## Requirements
Write out the listing below in full and exactly, leaving out every picture.
──────── Source material
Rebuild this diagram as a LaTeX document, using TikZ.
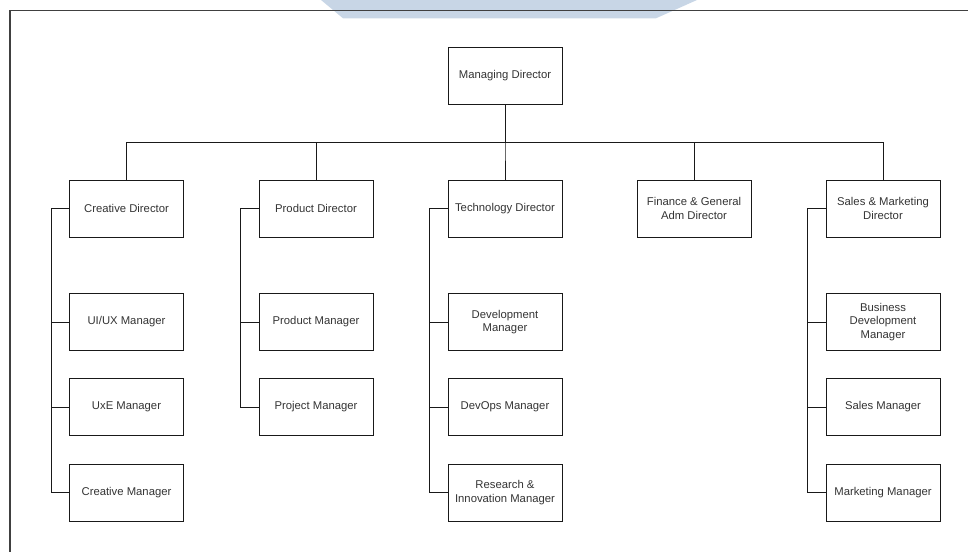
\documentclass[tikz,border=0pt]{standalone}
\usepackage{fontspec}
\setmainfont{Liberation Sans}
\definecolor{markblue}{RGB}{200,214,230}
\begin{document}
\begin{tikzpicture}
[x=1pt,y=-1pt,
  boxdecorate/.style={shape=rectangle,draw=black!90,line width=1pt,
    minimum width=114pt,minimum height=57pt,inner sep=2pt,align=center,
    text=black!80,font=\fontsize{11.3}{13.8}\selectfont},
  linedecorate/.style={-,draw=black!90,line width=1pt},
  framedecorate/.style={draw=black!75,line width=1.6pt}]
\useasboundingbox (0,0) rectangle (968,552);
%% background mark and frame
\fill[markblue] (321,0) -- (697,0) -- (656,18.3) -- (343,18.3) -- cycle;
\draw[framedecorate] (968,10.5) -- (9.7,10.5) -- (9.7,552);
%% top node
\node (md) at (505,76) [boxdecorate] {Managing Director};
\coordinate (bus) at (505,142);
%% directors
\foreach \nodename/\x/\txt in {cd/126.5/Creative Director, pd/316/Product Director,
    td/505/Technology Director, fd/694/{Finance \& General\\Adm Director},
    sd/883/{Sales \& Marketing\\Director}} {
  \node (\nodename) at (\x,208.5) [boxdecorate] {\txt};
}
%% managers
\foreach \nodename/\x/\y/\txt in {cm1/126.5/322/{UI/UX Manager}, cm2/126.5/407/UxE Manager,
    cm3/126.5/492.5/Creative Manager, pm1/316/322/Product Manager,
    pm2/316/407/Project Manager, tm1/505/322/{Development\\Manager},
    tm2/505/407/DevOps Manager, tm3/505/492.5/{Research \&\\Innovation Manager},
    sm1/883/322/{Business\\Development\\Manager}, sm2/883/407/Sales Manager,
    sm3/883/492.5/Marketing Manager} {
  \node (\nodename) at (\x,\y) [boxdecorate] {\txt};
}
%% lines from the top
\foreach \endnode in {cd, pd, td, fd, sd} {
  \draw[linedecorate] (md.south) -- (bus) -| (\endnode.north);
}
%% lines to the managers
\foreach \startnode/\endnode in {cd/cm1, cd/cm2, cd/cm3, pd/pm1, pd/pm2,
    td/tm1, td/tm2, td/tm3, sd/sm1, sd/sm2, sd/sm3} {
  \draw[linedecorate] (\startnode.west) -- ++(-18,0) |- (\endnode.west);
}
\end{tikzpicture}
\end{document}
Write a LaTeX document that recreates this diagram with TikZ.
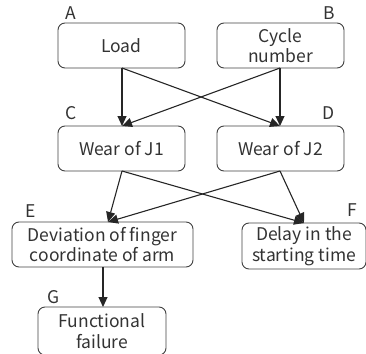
────────────────
## Finished exercise
Rebuild this diagram as a LaTeX document, using TikZ.
\documentclass[tikz,border=0pt]{standalone}
\usepackage{fontspec}
\setmainfont{Liberation Sans}
\definecolor{markblue}{RGB}{200,214,230}
\begin{document}
\begin{tikzpicture}
[x=1pt,y=-1pt,
  boxdecorate/.style={shape=rectangle,draw=black!90,line width=1pt,
    minimum width=114pt,minimum height=57pt,inner sep=2pt,align=center,
    text=black!80,font=\fontsize{11.3}{13.8}\selectfont},
  linedecorate/.style={-,draw=black!90,line width=1pt},
  framedecorate/.style={draw=black!75,line width=1.6pt}]
\useasboundingbox (0,0) rectangle (968,552);
%% background mark and frame
\fill[markblue] (321,0) -- (697,0) -- (656,18.3) -- (343,18.3) -- cycle;
\draw[framedecorate] (968,10.5) -- (9.7,10.5) -- (9.7,552);
%% top node
\node (md) at (505,76) [boxdecorate] {Managing Director};
\coordinate (bus) at (505,142);
%% directors
\foreach \nodename/\x/\txt in {cd/126.5/Creative Director, pd/316/Product Director,
    td/505/Technology Director, fd/694/{Finance \& General\\Adm Director},
    sd/883/{Sales \& Marketing\\Director}} {
  \node (\nodename) at (\x,208.5) [boxdecorate] {\txt};
}
%% managers
\foreach \nodename/\x/\y/\txt in {cm1/126.5/322/{UI/UX Manager}, cm2/126.5/407/UxE Manager,
    cm3/126.5/492.5/Creative Manager, pm1/316/322/Product Manager,
    pm2/316/407/Project Manager, tm1/505/322/{Development\\Manager},
    tm2/505/407/DevOps Manager, tm3/505/492.5/{Research \&\\Innovation Manager},
    sm1/883/322/{Business\\Development\\Manager}, sm2/883/407/Sales Manager,
    sm3/883/492.5/Marketing Manager} {
  \node (\nodename) at (\x,\y) [boxdecorate] {\txt};
}
%% lines from the top
\foreach \endnode in {cd, pd, td, fd, sd} {
  \draw[linedecorate] (md.south) -- (bus) -| (\endnode.north);
}
%% lines to the managers
\foreach \startnode/\endnode in {cd/cm1, cd/cm2, cd/cm3, pd/pm1, pd/pm2,
    td/tm1, td/tm2, td/tm3, sd/sm1, sd/sm2, sd/sm3} {
  \draw[linedecorate] (\startnode.west) -- ++(-18,0) |- (\endnode.west);
}
\end{tikzpicture}
\end{document}
Write a LaTeX document that recreates this diagram with TikZ.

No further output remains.